Yes that is the exact way I was told to do it, but that does not seem to have worked out because I marked it as not geometric.

Answer 10

Let's do it the way you were taught.

Answer 11

Two divided by five halves would be.. four fifths??

Answer 12

Divide the second term by the first term.

\(\dfrac{8}{3} \div \dfrac{16}{3} \)

\(= \dfrac{8}{3} \times \dfrac{3}{16}\)

\( = \dfrac{8 \times 3}{3 \times 16}\)

\(= \dfrac{8 \times 3}{3 \times 8 \times 2} \)

\(= \dfrac{\cancel{8} \times \cancel{3} 1}{\cancel{3} \times \cancel{8} \times 2} \)

\(= \dfrac{1}{2}\)

Answer 13

Wow. I am an idiot.

Answer 14

As you can see, the second term divided by the first term is 1/2.
Now you need to do the same for the third term divided by the second term, and so on.

Answer 15

I have been looking at the stinking wrong problem this whole time. I do understand now though, thank you. I was wondering if you could help me with a second sequence as well? If not, that is fine.

Answer 16

I don't agree with you. If you were an idiot, you wouldn't be asking questions on OS. Since you want to learn this you are not an idiot. The way to learn is to ask questions.

Answer 17

Sure, let's see the other sequence.

Answer 18

Thank you that is very kind of you to say. Okay here is the second set :
5/2, 2, 3/2, 1, 1/2

Answer 19

Let's do the first division, a2/a1:

\(\dfrac{5}{2} \div 2\)

\(=\dfrac{5}{2} \div \dfrac{2}{1} \)

\(=\dfrac{5}{2} \times \dfrac{1}{2} \)

\(= \dfrac{5}{4} \)

Ok so far?

Answer 20

Yes

Answer 21

Wait no, wouldn't it be 4/5 because 5/2 is a1

Answer 22

Sorry, you are correct.
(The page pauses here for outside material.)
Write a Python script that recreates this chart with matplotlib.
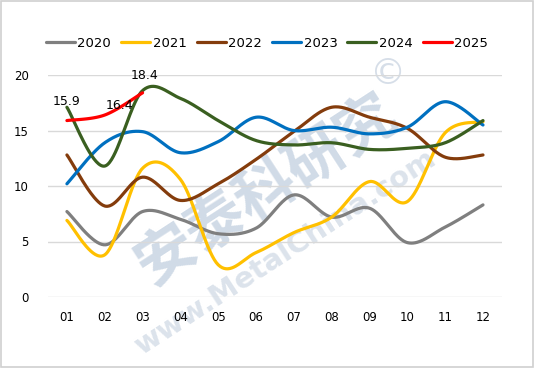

Let me do that again.
I did a1/a2 by mistake.
Wow, I'm impressed. you really are paying attention.

Answer 23

I'm not quite sure if that should be taken as a compliment. But thanks anyways? haha

Answer 24

\(2 \div \dfrac{5}{2}\)

\(= \dfrac{2}{1} \times \dfrac{2}{5} \)

\(= \dfrac{4}{5} \)

Answer 25

Yes that is what I got

Answer 26

Ok, now it's correct. We have a2/a1 = 4/5.

Answer 27

Now we need to do a3/a2:

\( \dfrac{3}{2} \div 2\) is what we need to do right?

Answer 28

Yes

Answer 29

\(\dfrac{3}{2} \div 2\)

\(= \dfrac{3}{2} \times \dfrac{1}{2} \)

\( = \dfrac{3}{4}\)

Now we have a3/a2 = 3/4

Answer 30

Now we know that \( \dfrac{a2}{a1} \ne \dfrac{a3}{a2} \)
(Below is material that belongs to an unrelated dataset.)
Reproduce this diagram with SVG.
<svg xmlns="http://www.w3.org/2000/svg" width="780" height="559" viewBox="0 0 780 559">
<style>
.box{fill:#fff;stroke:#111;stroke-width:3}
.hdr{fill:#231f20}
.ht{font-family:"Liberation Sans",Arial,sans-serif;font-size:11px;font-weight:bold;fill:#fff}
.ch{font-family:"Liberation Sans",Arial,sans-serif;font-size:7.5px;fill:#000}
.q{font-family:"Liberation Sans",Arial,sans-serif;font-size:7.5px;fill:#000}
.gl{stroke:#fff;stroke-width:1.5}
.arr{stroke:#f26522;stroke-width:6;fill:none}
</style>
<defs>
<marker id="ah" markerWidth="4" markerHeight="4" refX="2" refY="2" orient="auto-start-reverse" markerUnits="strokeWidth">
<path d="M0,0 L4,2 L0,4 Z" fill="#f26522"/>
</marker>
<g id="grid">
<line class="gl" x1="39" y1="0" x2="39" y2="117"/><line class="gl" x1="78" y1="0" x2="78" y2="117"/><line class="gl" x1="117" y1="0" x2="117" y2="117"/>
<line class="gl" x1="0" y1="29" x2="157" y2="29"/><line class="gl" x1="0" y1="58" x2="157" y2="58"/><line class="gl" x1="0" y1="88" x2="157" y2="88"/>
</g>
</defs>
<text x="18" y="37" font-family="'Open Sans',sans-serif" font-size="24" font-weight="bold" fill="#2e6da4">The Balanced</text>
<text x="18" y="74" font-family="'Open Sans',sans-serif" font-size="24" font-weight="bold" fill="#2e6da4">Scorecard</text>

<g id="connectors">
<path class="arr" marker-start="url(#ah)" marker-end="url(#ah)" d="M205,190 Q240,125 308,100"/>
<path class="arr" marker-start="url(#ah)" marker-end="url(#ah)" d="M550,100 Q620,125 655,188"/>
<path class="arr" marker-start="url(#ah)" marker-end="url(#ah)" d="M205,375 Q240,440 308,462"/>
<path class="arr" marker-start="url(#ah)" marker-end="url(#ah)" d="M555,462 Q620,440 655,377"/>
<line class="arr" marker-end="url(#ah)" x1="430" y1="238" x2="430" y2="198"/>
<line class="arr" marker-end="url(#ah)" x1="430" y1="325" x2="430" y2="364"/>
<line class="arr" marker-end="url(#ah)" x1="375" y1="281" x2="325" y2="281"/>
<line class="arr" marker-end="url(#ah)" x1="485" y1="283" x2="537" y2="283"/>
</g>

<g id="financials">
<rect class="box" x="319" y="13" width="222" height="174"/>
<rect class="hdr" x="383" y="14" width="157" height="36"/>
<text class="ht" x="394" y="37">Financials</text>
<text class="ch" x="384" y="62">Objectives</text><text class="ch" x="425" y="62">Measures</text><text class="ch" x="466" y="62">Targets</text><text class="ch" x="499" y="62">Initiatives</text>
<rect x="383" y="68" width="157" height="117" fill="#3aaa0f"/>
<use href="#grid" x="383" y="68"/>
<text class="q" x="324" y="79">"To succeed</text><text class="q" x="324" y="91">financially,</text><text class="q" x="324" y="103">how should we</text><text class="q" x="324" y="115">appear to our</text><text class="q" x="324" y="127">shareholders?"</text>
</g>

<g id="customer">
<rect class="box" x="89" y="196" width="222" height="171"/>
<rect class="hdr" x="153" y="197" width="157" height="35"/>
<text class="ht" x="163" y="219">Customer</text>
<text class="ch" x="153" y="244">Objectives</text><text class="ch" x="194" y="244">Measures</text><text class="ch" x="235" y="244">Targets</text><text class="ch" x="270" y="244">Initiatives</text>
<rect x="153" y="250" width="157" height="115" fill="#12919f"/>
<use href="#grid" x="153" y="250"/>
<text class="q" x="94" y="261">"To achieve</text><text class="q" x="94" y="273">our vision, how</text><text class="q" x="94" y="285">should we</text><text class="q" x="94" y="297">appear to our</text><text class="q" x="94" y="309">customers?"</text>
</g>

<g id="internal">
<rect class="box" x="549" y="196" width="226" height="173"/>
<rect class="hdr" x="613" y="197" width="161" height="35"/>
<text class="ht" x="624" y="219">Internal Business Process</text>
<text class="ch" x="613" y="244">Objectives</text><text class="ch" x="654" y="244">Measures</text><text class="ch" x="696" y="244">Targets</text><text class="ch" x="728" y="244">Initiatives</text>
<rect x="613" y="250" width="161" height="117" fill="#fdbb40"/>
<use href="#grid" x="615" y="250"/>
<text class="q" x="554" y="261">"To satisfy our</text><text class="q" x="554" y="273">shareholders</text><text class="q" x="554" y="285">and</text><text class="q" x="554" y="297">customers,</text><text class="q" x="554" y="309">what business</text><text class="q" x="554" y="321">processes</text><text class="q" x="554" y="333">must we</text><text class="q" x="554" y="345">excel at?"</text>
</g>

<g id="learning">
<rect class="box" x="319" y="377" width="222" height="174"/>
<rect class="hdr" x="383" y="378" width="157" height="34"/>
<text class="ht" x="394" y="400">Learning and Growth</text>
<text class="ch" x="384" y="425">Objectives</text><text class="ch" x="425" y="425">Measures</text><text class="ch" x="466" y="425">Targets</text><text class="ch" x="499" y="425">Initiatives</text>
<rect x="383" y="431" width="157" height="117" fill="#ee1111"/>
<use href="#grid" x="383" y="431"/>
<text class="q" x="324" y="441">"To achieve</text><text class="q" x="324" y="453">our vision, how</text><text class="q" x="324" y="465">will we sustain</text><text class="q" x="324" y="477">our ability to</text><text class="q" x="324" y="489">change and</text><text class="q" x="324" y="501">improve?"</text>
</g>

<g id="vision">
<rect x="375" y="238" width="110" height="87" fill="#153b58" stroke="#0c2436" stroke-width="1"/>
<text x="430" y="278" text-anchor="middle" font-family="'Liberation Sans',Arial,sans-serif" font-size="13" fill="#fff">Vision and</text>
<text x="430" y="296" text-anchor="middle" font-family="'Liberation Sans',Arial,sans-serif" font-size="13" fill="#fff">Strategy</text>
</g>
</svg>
This means it's not a geometric sequence since there is no common ratio.

Answer 31

Okay. I understand this. Thank you so much for the help! To clarify, when there is no common ration it is not geometric?

Answer 32

Correct.
Now we can test it to see if it's an arithmetic sequence.

Answer 33

Oh thank you but you do not have to do that. I only needed to see if it was geometric or not.

Answer 34

Ok, but just in case, here's the info for future reference.
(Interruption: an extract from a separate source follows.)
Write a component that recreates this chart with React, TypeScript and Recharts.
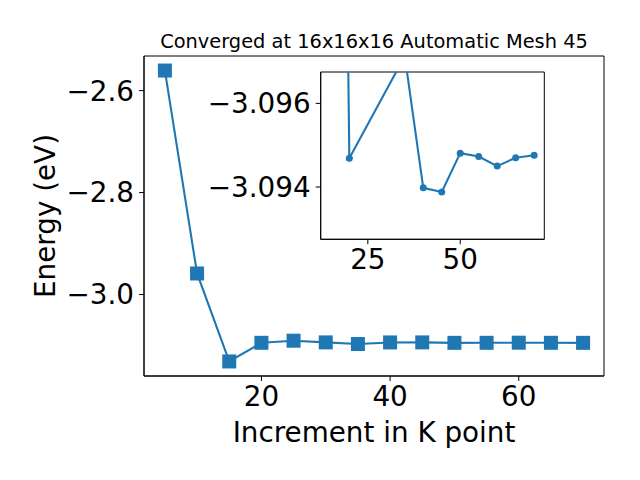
import React from "react";
import {
  LineChart,
  Line,
  XAxis,
  YAxis,
  ReferenceArea,
  Label,
} from "recharts";

// main series
const kPoints = [5, 10, 15, 20, 25, 30, 35, 40, 45, 50, 55, 60, 65, 70];
const energy = [
  -2.5606, -2.9587, -3.1313, -3.0947, -3.0906, -3.0939, -3.0971, -3.094,
  -3.0939, -3.0948, -3.0947, -3.0945, -3.0947, -3.0948,
];

// inset (zoomed) series
const insetK = [15, 20, 35, 40, 45, 50, 55, 60, 65, 70];
const insetEnergy = [
  -3.1313, -3.09469, -3.09713, -3.09398, -3.09388, -3.09481, -3.09473,
  -3.0945, -3.0947, -3.09476,
];

const xTicks = [20, 40, 60];
const yTicks = [-3.0, -2.8, -2.6];
const insetXTicks = [25, 50];
const insetYTicks = [-3.096, -3.094];

const title = "Converged at 16x16x16 Automatic Mesh 45";
const xLabel = "Increment in K point";
const yLabel = "Energy (eV)";

const mainData = kPoints.map((k, i) => ({ k, e: energy[i] }));
const insetData = insetK.map((k, i) => ({ k, e: insetEnergy[i] }));

const BLUE = "#1f77b4";
const FONT = "DejaVu Sans";
const TICK_FONT = 27.8;

const xDomain = [1.75, 73.25];
const yDomain = [-3.15984, -2.53206];
const insetXDomain = [12.25, 72.75];
const insetYDomain = [-3.09675, -3.09275];

const minus = (s: string) => s.replace("-", "\u2212");

const tickStyle = { fontSize: TICK_FONT, fontFamily: FONT, fill: "#000" };

function Square(props: any) {
  const { cx, cy, index } = props;
  if (cx == null || cy == null) return <g key={`sq-${index}`} />;
  return (
    <rect
      key={`sq-${index}`}
      x={cx - 7}
      y={cy - 7}
      width={14}
      height={14}
      fill={BLUE}
    />
  );
}

export default function App() {
  return (
    <div style={{ position: "absolute", left: 0, top: 0, width: 640, height: 480, background: "#fff" }}>
      <div style={{ position: "absolute", left: 0, top: 0 }}>
        <LineChart
          width={640}
          height={480}
          data={mainData}
          margin={{ top: 56, right: 36, left: 0, bottom: 0 }}
        >
          <XAxis
            dataKey="k"
            type="number"
            domain={xDomain}
            ticks={xTicks}
            height={104}
            tickSize={5}
            tickMargin={5}
            stroke="#000"
            tick={tickStyle}
          >
            <Label
              content={() => (
                <text
                  x={374}
                  y={442}
                  textAnchor="middle"
                  fontSize={TICK_FONT}
                  fontFamily={FONT}
                  fill="#000"
                >
                  {xLabel}
                </text>
              )}
            />
          </XAxis>
          <YAxis
            type="number"
            domain={yDomain}
            ticks={yTicks}
            width={144}
            tickSize={5}
            tickMargin={5}
            stroke="#000"
            tick={tickStyle}
            tickFormatter={(v: number) => minus(v.toFixed(1))}
          >
            <Label
              content={() => (
                <text
                  x={55}
                  y={216}
                  transform="rotate(-90 55 216)"
                  textAnchor="middle"
                  fontSize={TICK_FONT}
                  fontFamily={FONT}
                  fill="#000"
                >
                  {yLabel}
                </text>
              )}
            />
          </YAxis>
          <Line
            dataKey="e"
            stroke={BLUE}
            strokeWidth={2.1}
            strokeLinejoin="round"
            dot={Square}
            activeDot={false}
            isAnimationActive={false}
          />
          <ReferenceArea
            x1={xDomain[0]}
            x2={xDomain[1]}
            y1={yDomain[0]}
            y2={yDomain[1]}
            fill="none"
            stroke="#000"
            strokeWidth={1}
          />
        </LineChart>
      </div>
      <svg
        width={640}
        height={60}
        style={{ position: "absolute", left: 0, top: 0 }}
      >
        <text
          x={374}
          y={48}
          textAnchor="middle"
          fontSize={19.4}
          fontFamily={FONT}
          fill="#000"
        >
          {title}
        </text>
      </svg>
      <div style={{ position: "absolute", left: 0, top: 0, pointerEvents: "none" }}>
        <LineChart
          width={640}
          height={480}
          data={insetData}
          margin={{ top: 72, right: 95.7, left: 0, bottom: 200.7 }}
        >
          <XAxis
            dataKey="k"
            type="number"
            domain={insetXDomain}
            ticks={insetXTicks}
            allowDataOverflow
            height={40}
            tickSize={5}
            tickMargin={5}
            stroke="#000"
            tick={tickStyle}
          />
          <YAxis
            type="number"
            domain={insetYDomain}
            ticks={insetYTicks}
            allowDataOverflow
            reversed
            width={320.7}
            tickSize={5}
            tickMargin={5}
            stroke="#000"
            tick={tickStyle}
            tickFormatter={(v: number) => minus(v.toFixed(3))}
          />
          <ReferenceArea
            x1={insetXDomain[0]}
            x2={insetXDomain[1]}
            y1={insetYDomain[0]}
            y2={insetYDomain[1]}
            fill="#fff"
            fillOpacity={1}
            stroke="#000"
            strokeWidth={1}
          />
          <Line
            dataKey="e"
            stroke={BLUE}
            strokeWidth={2.1}
            strokeLinejoin="round"
            dot={{ r: 3.5, fill: BLUE, stroke: BLUE, strokeWidth: 0 }}
            activeDot={false}
            isAnimationActive={false}
          />
        </LineChart>
      </div>
    </div>
  );
}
For an arithmetic sequence, you need a common difference.
Instead of dividing each term by the previous term looking for a common ratio, you subtract each term from the next term looking for a common difference. If there is a common difference then it is an arithmetic sequence.

Answer 35

In fact, in this case it is an arithmetic sequence.

Answer 36

You're welcome.

Answer 37

Thank you for the information for future reference, but I actually know how to figure that out already. The extra help is appreciated though. :)

Answer 38

You're welcome.

Answer 39

Good night and thanks again.

Answer 40

Good night, and you're welcome again.